Как я вижу, борьба с терроризмом имеет характер ответной реакции на угрозы, потому как непросто предсказать их. Мы много говорим, но совсем другое дело – создать и обеспечить функционирование механизмов, которые направлены на еще не существующую угрозу.
Да, все говорят, что нужно учиться предотвращать события, но факты показывают, что реальные действия начинаются тогда, когда эта угроза уже становится огромной.

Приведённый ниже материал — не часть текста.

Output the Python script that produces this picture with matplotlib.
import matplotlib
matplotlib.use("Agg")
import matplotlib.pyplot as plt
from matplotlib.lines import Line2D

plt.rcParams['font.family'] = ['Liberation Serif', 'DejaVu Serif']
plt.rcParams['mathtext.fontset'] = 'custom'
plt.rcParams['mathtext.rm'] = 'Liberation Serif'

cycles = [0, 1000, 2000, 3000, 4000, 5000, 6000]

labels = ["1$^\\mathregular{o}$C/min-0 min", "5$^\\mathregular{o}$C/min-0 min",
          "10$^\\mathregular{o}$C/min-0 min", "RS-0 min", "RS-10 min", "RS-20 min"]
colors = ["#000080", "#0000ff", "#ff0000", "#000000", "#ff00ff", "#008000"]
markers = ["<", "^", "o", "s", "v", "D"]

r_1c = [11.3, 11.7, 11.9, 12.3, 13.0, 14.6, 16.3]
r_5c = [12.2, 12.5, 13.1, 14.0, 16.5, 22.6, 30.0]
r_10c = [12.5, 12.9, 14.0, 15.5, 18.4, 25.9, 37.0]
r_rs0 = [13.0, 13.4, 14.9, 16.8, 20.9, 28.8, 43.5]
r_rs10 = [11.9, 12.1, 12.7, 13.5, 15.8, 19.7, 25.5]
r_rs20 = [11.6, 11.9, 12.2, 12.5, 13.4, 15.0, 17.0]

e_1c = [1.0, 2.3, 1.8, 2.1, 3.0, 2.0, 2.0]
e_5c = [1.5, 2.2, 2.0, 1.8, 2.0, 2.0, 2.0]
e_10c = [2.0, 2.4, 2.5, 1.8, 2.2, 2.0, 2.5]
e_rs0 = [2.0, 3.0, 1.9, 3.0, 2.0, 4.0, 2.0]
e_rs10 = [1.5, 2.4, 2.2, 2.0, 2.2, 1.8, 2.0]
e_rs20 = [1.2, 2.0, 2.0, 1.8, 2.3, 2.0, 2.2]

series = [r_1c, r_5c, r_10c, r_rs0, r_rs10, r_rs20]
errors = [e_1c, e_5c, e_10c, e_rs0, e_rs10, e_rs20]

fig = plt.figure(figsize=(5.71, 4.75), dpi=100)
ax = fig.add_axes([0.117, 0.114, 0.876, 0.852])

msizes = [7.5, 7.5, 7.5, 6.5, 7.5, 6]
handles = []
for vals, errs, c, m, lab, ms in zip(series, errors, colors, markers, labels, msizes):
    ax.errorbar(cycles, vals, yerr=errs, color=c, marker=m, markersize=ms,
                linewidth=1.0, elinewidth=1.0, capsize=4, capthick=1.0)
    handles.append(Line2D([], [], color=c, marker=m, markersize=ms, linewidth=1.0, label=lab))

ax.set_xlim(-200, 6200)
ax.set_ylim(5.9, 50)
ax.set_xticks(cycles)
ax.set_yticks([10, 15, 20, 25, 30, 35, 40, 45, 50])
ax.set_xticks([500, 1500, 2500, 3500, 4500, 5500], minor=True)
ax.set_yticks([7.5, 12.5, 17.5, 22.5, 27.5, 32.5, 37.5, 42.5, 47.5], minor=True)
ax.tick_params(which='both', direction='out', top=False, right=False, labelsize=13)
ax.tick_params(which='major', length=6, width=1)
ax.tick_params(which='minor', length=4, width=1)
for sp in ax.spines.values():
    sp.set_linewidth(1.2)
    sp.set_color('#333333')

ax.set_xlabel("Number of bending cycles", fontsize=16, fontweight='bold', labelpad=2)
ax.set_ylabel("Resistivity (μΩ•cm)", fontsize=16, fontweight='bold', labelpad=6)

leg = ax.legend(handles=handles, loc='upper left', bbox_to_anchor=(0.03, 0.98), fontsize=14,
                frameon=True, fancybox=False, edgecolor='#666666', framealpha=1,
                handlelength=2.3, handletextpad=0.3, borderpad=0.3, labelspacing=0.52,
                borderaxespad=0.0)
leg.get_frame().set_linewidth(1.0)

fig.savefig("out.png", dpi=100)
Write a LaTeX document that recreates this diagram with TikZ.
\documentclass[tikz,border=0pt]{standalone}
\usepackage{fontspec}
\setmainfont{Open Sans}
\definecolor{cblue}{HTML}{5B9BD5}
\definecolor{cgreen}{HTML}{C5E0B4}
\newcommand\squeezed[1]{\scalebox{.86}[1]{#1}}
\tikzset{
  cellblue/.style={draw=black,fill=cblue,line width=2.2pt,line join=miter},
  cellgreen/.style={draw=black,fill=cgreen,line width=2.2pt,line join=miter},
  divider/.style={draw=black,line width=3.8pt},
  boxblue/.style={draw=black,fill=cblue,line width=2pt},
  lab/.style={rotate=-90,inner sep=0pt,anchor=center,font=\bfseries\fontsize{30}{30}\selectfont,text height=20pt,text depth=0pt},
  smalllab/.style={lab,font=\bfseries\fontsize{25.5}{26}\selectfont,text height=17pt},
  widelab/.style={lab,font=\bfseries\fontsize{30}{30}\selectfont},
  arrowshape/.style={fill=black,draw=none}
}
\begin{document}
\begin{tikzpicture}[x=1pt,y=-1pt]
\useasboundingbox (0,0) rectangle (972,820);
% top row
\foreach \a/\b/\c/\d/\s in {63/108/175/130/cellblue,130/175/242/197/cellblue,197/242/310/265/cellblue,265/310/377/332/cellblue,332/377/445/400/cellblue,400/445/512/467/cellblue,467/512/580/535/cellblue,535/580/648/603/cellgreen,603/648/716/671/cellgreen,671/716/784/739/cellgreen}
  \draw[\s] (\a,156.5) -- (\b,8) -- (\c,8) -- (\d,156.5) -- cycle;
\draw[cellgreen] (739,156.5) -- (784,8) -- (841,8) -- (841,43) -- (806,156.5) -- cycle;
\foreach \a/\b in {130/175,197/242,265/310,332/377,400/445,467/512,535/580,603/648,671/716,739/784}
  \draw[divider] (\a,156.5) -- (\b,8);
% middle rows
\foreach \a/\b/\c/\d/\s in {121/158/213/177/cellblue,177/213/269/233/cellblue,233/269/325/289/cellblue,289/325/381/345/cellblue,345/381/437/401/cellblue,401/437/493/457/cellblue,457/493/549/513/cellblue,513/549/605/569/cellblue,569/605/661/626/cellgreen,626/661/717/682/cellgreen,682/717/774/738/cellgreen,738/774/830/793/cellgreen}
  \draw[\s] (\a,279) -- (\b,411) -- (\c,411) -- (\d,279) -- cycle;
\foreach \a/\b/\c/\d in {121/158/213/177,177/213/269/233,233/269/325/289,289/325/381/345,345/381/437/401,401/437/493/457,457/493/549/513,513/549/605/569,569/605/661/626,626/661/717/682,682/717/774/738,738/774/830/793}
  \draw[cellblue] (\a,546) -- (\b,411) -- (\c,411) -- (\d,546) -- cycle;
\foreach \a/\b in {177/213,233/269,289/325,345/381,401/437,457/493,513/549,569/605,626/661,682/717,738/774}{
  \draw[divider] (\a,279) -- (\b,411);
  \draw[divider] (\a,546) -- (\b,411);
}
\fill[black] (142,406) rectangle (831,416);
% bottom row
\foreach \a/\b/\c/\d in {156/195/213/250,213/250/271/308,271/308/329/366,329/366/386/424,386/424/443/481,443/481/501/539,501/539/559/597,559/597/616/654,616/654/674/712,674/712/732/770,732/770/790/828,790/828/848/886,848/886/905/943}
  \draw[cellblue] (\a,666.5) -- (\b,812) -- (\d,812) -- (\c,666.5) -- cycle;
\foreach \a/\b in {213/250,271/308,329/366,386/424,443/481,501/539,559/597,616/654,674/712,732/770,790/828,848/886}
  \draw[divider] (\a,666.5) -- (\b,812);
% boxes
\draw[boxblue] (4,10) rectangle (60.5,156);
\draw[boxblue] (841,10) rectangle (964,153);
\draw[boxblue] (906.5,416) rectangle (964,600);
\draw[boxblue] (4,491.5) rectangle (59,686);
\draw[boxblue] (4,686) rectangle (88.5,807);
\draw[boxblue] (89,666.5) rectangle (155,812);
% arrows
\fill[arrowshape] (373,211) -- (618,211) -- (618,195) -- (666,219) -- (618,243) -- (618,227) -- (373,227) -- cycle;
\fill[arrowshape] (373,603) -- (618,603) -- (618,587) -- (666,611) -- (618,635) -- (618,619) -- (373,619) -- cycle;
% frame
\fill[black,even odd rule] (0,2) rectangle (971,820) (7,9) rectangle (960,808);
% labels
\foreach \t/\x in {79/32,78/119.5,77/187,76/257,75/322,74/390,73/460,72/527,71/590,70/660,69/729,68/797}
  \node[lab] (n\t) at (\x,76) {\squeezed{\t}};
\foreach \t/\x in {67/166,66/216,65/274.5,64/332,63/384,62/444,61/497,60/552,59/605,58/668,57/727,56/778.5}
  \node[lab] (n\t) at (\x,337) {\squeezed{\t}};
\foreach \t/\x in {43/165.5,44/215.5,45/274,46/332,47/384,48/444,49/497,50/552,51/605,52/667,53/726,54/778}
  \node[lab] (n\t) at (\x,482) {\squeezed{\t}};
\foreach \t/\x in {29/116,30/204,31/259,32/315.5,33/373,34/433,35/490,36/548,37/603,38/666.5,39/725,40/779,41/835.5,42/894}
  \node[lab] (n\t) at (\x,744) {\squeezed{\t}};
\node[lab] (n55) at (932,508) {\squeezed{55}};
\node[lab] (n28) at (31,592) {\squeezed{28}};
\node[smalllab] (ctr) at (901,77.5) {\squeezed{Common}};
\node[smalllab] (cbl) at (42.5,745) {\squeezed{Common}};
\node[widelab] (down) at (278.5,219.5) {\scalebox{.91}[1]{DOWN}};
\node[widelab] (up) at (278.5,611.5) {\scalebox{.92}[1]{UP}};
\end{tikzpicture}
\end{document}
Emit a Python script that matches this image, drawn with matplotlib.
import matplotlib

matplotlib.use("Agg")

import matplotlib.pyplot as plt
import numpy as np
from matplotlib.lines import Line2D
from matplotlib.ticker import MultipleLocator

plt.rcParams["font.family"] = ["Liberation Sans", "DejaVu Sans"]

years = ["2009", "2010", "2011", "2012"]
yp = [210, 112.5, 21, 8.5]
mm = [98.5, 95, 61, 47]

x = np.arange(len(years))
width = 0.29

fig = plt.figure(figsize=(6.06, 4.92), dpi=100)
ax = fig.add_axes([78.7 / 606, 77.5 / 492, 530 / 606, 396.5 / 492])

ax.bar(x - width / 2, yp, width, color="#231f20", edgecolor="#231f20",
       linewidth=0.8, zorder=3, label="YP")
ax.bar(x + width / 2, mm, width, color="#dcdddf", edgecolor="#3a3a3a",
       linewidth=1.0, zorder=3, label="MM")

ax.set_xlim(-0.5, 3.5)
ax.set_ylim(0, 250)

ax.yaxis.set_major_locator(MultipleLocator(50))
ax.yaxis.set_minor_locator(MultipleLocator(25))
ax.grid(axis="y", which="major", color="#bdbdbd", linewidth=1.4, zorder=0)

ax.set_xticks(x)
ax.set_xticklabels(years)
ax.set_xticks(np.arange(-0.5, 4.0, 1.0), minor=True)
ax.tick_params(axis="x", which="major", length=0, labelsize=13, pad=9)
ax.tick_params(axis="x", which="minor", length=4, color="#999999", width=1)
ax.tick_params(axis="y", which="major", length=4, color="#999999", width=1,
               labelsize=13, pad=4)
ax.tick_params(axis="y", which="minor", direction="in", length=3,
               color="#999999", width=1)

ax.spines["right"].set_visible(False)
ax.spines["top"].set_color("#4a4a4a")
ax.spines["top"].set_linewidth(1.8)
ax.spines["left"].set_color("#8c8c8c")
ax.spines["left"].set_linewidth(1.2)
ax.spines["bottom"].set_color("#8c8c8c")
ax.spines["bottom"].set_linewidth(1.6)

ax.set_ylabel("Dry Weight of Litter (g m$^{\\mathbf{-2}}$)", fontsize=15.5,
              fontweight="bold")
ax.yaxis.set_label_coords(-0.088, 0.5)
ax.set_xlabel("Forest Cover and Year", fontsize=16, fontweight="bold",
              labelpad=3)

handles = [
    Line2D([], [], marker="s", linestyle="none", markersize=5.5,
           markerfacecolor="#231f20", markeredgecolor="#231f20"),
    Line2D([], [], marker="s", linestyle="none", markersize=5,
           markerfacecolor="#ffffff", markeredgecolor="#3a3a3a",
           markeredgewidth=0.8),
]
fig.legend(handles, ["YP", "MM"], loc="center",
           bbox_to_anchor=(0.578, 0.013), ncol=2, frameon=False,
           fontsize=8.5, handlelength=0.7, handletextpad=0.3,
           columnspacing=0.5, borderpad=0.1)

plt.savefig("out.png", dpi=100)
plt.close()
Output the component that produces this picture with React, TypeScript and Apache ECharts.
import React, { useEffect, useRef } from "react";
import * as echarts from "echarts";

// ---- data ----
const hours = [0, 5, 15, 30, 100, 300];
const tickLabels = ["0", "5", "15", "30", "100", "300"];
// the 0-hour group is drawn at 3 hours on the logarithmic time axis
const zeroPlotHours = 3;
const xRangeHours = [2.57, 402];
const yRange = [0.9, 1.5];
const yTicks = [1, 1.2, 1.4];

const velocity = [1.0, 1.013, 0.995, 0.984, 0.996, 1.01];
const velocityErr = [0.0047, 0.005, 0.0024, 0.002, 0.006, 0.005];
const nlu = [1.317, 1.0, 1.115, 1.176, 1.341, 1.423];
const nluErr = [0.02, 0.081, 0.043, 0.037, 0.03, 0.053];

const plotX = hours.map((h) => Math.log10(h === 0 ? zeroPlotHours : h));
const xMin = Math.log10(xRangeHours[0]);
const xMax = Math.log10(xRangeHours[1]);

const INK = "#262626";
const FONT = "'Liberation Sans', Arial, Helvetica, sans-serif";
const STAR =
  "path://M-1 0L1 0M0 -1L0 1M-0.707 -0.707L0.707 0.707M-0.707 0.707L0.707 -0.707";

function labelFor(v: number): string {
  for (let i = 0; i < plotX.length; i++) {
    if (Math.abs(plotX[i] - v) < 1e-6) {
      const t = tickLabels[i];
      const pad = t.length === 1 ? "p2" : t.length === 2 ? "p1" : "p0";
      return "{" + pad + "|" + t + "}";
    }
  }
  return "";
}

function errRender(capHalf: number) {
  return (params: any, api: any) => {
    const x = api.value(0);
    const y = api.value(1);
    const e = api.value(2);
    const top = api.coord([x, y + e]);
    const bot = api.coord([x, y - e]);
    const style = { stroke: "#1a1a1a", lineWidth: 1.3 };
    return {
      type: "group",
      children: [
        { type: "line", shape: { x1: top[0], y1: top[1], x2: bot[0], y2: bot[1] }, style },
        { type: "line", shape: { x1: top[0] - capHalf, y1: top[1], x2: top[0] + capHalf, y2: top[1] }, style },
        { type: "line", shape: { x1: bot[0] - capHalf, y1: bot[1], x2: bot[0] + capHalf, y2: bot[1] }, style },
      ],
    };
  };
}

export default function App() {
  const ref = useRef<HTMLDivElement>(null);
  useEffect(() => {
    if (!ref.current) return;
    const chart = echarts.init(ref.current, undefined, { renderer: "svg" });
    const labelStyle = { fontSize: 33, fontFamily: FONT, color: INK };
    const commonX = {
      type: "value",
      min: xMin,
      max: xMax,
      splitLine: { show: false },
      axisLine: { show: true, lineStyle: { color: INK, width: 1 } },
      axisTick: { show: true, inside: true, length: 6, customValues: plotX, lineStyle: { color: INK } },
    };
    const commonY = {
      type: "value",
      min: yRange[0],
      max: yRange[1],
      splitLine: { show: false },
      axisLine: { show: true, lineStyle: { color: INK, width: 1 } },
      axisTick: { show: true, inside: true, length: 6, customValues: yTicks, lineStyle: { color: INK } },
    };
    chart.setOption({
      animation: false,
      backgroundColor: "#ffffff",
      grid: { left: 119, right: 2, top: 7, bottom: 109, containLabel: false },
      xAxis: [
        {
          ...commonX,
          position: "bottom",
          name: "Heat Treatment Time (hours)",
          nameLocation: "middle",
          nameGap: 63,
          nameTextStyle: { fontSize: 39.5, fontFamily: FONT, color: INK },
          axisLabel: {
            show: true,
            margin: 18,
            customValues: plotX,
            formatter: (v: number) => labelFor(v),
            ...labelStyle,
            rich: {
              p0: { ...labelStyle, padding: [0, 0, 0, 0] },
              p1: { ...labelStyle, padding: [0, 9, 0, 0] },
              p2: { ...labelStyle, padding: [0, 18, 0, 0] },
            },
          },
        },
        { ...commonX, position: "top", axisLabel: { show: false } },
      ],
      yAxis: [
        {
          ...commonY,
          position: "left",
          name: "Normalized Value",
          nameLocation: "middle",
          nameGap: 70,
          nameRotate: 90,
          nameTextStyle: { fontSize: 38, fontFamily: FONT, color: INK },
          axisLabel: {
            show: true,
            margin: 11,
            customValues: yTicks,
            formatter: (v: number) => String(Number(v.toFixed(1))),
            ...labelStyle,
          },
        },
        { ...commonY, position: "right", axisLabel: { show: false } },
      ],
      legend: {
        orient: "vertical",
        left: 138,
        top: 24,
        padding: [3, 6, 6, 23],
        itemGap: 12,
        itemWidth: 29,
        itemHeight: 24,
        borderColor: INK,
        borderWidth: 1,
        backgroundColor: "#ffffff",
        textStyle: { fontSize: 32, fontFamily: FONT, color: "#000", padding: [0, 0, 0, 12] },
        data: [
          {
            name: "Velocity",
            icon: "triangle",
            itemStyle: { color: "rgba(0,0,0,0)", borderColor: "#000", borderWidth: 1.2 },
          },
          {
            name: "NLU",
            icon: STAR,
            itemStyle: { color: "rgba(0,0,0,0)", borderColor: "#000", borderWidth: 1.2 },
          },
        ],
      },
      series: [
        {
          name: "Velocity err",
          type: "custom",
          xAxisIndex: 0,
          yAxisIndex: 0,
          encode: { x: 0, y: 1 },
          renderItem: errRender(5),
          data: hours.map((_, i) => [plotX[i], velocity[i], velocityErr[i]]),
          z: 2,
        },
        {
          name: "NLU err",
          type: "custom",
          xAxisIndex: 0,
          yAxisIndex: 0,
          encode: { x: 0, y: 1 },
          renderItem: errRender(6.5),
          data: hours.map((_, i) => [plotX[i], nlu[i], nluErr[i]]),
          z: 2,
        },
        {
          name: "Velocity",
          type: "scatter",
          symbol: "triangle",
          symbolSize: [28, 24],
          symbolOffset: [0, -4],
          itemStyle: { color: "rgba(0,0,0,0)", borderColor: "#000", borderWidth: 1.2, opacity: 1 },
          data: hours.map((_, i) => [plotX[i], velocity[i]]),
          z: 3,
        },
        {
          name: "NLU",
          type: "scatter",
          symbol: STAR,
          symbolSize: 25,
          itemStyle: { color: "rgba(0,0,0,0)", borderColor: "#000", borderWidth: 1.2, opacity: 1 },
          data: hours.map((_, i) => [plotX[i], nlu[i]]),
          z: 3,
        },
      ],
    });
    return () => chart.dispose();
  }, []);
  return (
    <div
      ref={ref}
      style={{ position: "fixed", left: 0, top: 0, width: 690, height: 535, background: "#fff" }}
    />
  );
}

Когда это закончится – думаю, нужно переждать поколение, а может, и два. Если мы посмотрим на период распада колониальной системы, это был подъем в арабских странах, все были полны оптимизма и уверенности в завтрашнем дне, в своем величии и роли в мире. Через два поколения пришли к абсолютно противоположному полюсу – разочарование, недовольство, обвинение во всех бедах и Запада, и своих правительств. И надо понимать, что сейчас сформировалось целое поколение людей, которое транслирует эти мысли и ценности и ищет в экстремистских идеях пути решения. И проблема в том, что пока решение не будет найдено, а сделать это в текущих реалиях Ближнего Востока крайне непросто, эти идеи всегда будут находить почву для развития. Должно прийти новое поколение, которое будет как минимум пытаться искать пути решения не в экстремизме, не в радиальной деятельности, а за их пределами.